When we arrived at the train station, our small adventure started with a surprise: The starting terminal was changed and so, 20 minutes before departure, we had to leave the train hall to find the new departure location and do all the passport checks. Together with a few other running Chinese, we made it in time and when we entered the train, we were positively surprised: The hard sleepers were not as hard as they sounded. All in all, the sleeper wagon felt better than the ones of the Deutsche Bahn. I was also lucky, that we got the upper beds in our cabin which usually are considered the worst choice: Since behind the upper beds was some small space to store luggage, I could use this extra space and so even the chinese bed was big enough for me
After a tour of 19 hours, we finally arrived in Hong Kong and there at the train station we could clear up our visa problems immediately (and this on a Sunday!!). So, if you ever need a chinese visa, just go to Hong Kong first and you’ll get your visa in no time in most of the cases. After we cleared up the visa questions, we wanted to book our tickets for the trip to Shanghai but the tickets were sold out. We were surprised because we thought that chinese train tickets were only sold a week or 10 days before departure, but it turned out that for long distance trains they sell the tickets even earlier. So, we had to buy plane tickets online to go back to Shanghai
Afterwards, we took a taxi to our hotel and this was, when we noticed the first difference between Shanghai and Hong Kong: All the cars were using the left lane, which was one of the things left over from the British times of Hong Kong. Also, most of the people spoke English very well, which is not the case in Shanghai. The third big difference was the construction of the whole city. Shanghai, on the one hand, is surrounded by flat land and has as much space as nessecary. Hong Kong, on the other hand, is surrounded by mountains and the sea. So space is very rare and expensive there and almost all buildings are skyscrapers. In fact Hong Kong is the city with the most skyscrapers in the world!

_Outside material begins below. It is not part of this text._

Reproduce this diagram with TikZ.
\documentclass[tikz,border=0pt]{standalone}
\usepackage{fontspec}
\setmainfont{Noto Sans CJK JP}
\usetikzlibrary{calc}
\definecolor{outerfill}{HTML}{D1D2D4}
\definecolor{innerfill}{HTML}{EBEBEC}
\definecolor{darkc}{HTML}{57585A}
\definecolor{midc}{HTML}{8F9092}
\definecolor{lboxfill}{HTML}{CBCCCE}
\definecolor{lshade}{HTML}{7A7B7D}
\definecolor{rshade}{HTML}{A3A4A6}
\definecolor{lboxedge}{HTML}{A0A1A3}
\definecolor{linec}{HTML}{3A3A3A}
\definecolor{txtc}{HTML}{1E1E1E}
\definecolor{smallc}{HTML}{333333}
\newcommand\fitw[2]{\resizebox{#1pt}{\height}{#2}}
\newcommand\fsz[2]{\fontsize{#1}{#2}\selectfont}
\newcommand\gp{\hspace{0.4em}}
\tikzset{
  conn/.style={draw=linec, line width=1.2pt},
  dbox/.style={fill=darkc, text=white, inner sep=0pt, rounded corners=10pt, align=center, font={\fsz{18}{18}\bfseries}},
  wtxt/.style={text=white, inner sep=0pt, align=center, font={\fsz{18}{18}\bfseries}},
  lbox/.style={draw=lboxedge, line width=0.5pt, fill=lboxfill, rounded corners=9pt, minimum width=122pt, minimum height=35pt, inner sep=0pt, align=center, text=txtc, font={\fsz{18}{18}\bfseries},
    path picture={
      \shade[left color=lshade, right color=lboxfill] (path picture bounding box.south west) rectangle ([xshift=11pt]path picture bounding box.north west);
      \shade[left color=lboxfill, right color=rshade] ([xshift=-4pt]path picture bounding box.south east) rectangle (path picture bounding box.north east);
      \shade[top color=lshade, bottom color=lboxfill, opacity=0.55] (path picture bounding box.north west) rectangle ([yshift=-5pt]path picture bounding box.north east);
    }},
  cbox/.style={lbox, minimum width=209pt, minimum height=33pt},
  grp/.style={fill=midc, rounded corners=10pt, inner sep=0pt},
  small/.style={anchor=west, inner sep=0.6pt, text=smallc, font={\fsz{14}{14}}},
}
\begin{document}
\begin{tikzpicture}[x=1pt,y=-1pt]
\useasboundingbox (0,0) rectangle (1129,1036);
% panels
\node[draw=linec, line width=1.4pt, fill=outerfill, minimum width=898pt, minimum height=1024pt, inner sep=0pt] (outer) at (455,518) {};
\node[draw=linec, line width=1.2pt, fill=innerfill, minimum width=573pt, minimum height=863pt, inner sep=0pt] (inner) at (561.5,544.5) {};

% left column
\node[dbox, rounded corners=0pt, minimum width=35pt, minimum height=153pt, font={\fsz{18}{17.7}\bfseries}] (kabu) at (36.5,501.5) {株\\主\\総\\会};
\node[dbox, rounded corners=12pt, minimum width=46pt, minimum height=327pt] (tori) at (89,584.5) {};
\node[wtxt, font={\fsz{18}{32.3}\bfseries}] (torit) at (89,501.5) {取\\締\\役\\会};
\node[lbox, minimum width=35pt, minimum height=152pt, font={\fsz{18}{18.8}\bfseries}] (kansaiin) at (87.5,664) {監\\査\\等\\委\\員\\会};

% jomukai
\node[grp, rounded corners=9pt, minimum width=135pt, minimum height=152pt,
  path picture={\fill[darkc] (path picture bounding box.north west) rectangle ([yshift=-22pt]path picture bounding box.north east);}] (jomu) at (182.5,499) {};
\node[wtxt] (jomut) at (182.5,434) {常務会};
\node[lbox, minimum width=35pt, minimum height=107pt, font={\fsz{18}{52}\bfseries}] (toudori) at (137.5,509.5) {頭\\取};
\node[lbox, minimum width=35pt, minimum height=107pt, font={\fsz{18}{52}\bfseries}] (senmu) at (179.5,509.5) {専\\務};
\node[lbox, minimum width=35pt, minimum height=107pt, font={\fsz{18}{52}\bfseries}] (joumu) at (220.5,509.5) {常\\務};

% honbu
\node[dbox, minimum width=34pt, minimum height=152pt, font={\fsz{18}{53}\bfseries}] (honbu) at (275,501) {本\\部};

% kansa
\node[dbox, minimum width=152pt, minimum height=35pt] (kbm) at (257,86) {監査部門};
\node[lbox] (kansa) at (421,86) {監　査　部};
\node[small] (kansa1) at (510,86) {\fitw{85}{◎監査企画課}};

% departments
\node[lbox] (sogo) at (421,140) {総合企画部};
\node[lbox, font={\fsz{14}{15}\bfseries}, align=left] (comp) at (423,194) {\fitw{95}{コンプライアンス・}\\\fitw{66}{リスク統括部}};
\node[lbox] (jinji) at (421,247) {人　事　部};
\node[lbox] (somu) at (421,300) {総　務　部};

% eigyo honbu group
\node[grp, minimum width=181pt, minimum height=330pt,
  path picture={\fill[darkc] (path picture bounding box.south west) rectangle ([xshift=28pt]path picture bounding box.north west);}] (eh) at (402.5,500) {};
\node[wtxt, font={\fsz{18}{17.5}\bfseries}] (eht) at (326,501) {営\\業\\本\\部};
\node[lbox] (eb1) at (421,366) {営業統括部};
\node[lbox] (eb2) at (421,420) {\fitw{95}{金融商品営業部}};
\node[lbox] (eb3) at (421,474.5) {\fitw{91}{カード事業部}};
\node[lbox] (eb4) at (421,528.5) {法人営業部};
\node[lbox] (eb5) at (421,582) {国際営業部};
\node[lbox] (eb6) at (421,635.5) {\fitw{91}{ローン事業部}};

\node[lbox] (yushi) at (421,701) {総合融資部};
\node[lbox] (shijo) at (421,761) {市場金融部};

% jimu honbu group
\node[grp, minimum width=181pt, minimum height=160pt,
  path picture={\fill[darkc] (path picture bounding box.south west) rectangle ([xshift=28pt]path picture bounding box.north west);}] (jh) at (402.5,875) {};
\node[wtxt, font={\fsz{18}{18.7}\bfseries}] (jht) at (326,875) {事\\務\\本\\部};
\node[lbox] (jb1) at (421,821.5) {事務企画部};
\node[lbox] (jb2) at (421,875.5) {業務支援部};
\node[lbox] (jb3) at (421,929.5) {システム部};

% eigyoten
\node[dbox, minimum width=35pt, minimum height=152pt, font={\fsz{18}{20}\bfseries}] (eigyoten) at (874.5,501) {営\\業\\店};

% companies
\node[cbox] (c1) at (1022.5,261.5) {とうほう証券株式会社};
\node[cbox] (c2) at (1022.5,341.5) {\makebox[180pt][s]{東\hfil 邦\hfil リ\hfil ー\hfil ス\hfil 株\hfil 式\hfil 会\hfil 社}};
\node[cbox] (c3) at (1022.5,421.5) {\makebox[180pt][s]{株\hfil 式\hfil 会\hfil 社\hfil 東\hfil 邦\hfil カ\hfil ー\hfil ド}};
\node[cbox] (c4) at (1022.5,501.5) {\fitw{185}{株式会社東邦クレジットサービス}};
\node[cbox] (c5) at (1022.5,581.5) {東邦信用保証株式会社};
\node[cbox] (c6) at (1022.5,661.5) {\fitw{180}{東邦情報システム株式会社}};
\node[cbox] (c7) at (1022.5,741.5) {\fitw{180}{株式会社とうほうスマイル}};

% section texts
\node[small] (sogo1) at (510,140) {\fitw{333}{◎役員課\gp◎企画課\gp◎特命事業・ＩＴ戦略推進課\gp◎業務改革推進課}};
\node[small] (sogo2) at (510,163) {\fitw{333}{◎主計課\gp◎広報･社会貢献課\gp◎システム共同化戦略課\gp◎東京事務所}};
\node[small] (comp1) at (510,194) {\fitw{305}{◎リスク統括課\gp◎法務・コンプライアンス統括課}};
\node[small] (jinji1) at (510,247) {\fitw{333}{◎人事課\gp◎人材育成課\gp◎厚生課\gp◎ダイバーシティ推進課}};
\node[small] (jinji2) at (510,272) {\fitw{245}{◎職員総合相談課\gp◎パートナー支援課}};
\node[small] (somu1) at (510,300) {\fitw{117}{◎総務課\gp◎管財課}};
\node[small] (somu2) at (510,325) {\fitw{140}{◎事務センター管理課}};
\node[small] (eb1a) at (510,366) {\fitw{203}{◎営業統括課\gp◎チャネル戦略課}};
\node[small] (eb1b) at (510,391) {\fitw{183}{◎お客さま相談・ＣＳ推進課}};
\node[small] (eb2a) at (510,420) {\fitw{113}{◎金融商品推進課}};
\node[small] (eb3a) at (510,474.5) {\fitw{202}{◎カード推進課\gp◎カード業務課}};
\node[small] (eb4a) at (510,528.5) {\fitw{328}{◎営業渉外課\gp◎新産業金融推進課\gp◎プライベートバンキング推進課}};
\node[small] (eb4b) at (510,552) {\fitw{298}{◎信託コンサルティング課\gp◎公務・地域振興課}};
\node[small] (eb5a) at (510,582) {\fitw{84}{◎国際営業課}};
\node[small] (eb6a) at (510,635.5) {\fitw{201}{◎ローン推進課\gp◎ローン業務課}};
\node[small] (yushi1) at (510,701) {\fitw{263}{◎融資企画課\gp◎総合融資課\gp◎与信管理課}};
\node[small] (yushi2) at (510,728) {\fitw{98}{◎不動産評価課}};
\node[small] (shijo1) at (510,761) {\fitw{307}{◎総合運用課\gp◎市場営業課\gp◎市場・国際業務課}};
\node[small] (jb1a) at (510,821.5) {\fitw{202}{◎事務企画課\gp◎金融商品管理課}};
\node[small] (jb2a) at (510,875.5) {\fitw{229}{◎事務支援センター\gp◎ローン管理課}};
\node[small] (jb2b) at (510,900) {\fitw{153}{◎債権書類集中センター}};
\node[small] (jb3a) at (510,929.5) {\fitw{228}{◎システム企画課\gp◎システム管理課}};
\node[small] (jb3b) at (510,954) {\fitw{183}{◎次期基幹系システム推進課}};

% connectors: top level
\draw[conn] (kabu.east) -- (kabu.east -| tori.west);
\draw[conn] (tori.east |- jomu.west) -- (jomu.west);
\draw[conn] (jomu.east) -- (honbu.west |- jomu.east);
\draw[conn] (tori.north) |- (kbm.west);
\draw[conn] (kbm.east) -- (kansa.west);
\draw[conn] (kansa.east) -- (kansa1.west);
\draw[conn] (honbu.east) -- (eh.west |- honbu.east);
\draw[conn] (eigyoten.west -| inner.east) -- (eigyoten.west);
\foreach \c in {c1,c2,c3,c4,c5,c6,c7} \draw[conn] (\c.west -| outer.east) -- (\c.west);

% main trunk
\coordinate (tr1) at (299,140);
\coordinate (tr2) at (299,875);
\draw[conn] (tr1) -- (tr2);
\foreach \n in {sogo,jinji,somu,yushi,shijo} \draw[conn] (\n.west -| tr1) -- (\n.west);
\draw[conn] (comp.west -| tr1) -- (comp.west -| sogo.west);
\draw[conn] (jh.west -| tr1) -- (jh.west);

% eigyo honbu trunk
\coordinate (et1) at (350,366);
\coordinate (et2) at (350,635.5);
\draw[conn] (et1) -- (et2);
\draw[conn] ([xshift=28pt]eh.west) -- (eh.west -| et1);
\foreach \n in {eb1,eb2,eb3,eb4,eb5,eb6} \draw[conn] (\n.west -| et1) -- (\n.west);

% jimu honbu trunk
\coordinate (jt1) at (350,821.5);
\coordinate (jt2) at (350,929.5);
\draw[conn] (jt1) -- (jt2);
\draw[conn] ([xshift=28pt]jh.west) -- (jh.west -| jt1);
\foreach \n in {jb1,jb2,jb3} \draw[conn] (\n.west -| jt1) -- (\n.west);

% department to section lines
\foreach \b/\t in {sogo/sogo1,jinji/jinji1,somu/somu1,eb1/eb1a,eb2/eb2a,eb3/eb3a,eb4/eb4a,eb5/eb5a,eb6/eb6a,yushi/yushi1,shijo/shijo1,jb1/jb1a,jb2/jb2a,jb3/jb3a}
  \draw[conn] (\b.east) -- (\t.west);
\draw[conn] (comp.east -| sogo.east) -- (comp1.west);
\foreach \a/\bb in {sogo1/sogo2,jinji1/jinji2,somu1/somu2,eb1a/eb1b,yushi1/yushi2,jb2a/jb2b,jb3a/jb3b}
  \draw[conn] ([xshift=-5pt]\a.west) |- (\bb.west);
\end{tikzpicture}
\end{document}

Egg Tart, source Wikipedia
The next day we started to explore Hong Kong, mainly by foot and tram. Tsveti enjoyed the hundreds of shopping malls (even more than in Shanghai), and shopping is cheaper, because of the low taxes there. We also visited Shek O Beach, one of the smallest and most quiet beaches on Hong Kong Island, and we made a very important discovery: The Hong Kong Egg Tart, which came originally from the Portuguese in Macau. Yummee!!!

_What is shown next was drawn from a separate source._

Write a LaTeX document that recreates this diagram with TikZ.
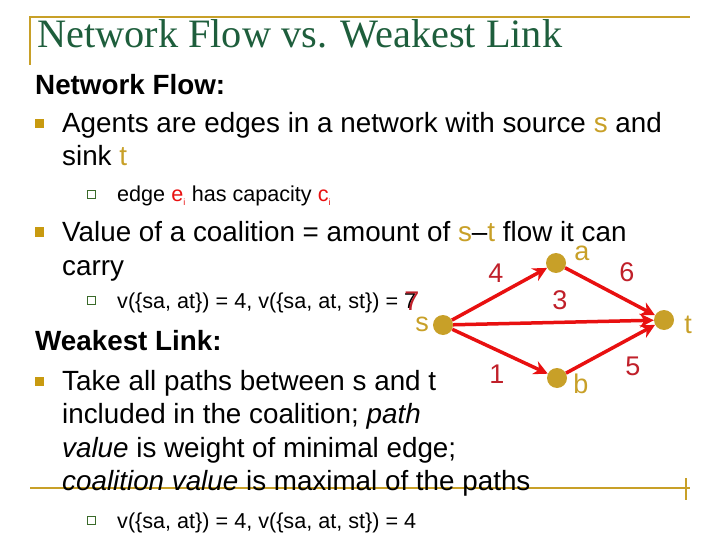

One of our most interesting tours was visiting the Peak, which is the highest mountain on the Hong Kong Island. From there, one has a wonderful view over Hong Kong and so it is recommended to go there at night to see the lights of the city. We took the famous old peak tram to go up and on top of the mountain there is a 360 degree tourist platform, of course bundled with shops, restaurants, and all the things, the typical tourist is looking for. After we had enough from the wonderful view (it was a little foggy, but still great), we wanted to take the peak tram down again, but then we saw all the other tourists waiting in a long line for the tram. After a few moments, we decided to make our way down by foot. There was a small walking way down, which was not so easy to find in the dark. Together with a couple from Hong Kong, who didn’t know the way either and by consulting the map a few times, we finally made the descend and after about one hour we arrived at the peak tram station again.
Alltogether, we had a great time in Hong Kong, but I still prefer to live in Shanghai. Hong Kong was a little too narrow and high for my taste, and the asian feeling is not as strong as in Shanghai because of the British influence. Still, if you think about visiting Hong Kong, do it, there is no other place like this.